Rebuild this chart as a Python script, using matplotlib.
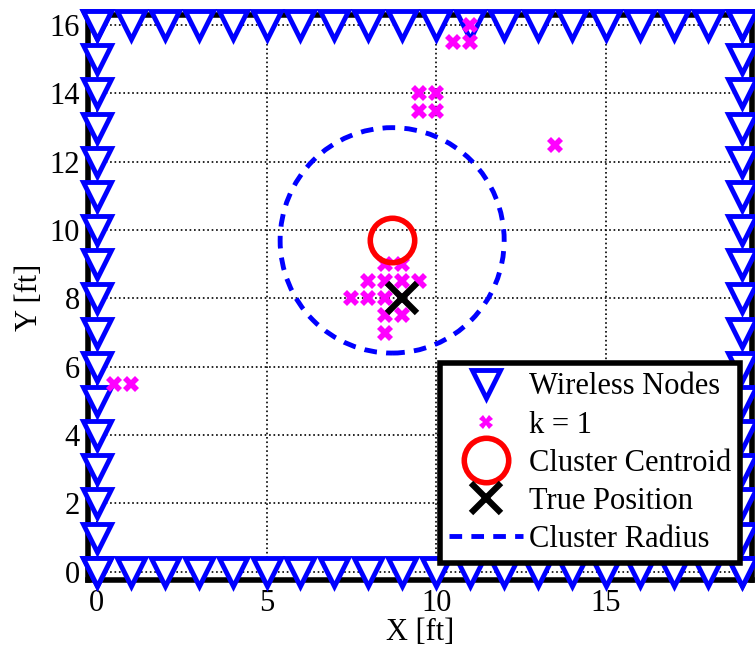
import numpy as np
import matplotlib
matplotlib.use("Agg")
import matplotlib.pyplot as plt
from matplotlib.patches import Circle
from matplotlib.lines import Line2D

plt.rcParams['font.family'] = ['Liberation Serif', 'DejaVu Serif']

# Wireless nodes around the perimeter
node_x_top = list(range(0, 20))
node_y_left = list(range(0, 17))
x_max, y_max = 19, 16

# k = 1 estimates
est_x = [8.5, 9.0, 8.0, 8.5, 9.0, 9.5, 7.5, 8.0, 8.5, 9.0, 8.5, 9.0, 8.5,
         9.5, 10.0, 9.5, 10.0, 11.0, 10.5, 11.0, 13.5, 0.5, 1.0]
est_y = [9.0, 9.0, 8.5, 8.5, 8.5, 8.5, 8.0, 8.0, 8.0, 8.0, 7.5, 7.5, 7.0,
         14.0, 14.0, 13.5, 13.5, 16.0, 15.5, 15.5, 12.5, 5.5, 5.5]

centroid = (8.7, 9.7)
true_pos = (9.0, 8.0)
cluster_radius = 3.3

xticks = [0, 5, 10, 15]
yticks = list(range(0, 17, 2))

# build node coordinate lists
nx = node_x_top + node_x_top + [0] * len(node_y_left) + [x_max] * len(node_y_left)
ny = [y_max] * len(node_x_top) + [0] * len(node_x_top) + node_y_left + node_y_left

fig = plt.figure(figsize=(7.55, 6.49), dpi=100)
ax = fig.add_axes([0.117, 0.106, 0.879, 0.871])

ax.plot(nx, ny, linestyle='none', marker='v', markersize=20, markerfacecolor='white',
        markeredgecolor='#0000ff', markeredgewidth=3.5, clip_on=False, zorder=3,
        label='Wireless Nodes')
ax.plot(est_x, est_y, linestyle='none', marker='X', markersize=12, color='#ff00ff',
        markeredgewidth=0, clip_on=False, zorder=4, label='k = 1')
ax.plot([centroid[0]], [centroid[1]], linestyle='none', marker='o', markersize=32,
        markerfacecolor='none', markeredgecolor='#ff0000', markeredgewidth=4,
        zorder=5, label='Cluster Centroid')
ax.plot([true_pos[0]], [true_pos[1]], linestyle='none', marker='x', markersize=21,
        color='black', markeredgewidth=4.5, zorder=6, label='True Position')
circ = Circle(centroid, cluster_radius, fill=False, edgecolor='#0000ff', linewidth=3.5,
              linestyle=(0, (2.6, 1.9)), zorder=5)
ax.add_patch(circ)
radius_handle = Line2D([], [], color='#0000ff', linewidth=3.5, linestyle=(0, (2.6, 1.9)),
                       label='Cluster Radius')

ax.set_xlim(-0.25, 19.3)
ax.set_ylim(-0.25, 16.3)
ax.set_xticks(xticks)
ax.set_yticks(yticks)
ax.tick_params(direction='in', labelsize=22, length=6, width=1, pad=6)
ax.grid(True, linestyle=':', color='black', linewidth=1.2)
ax.set_axisbelow(True)
for s in ax.spines.values():
    s.set_linewidth(4)
ax.set_xlabel('X [ft]', fontsize=22, labelpad=0)
ax.set_ylabel('Y [ft]', fontsize=22, labelpad=4)

handles, labels = ax.get_legend_handles_labels()
handles.append(radius_handle)
leg = ax.legend(handles=handles, loc='lower right', bbox_to_anchor=(0.982, 0.03),
                borderaxespad=0, fontsize=22, handlelength=2.4, handletextpad=0.2,
                labelspacing=0.3, borderpad=0.3, fancybox=False, framealpha=1,
                edgecolor='black')
leg.get_frame().set_linewidth(4)
leg.set_zorder(10)
leg.legend_handles[1].set_markersize(10)

fig.savefig('out.png', dpi=100)
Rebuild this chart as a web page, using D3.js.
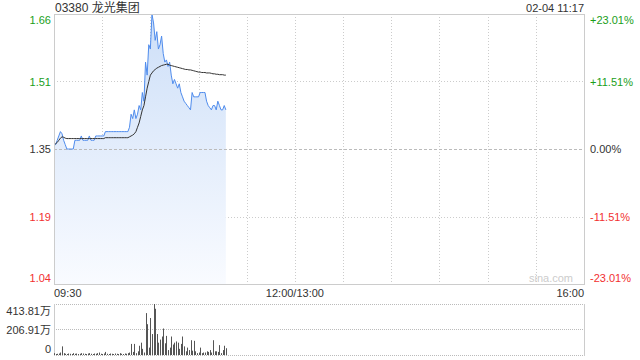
━━━━━━━━━━━━━━━━
▸ Exercise objective
Extract each line from the entries above that contains the string "Rebuild".

▸ Exercise answer
Rebuild this chart as a Python script, using matplotlib.
Rebuild this chart as a web page, using D3.js.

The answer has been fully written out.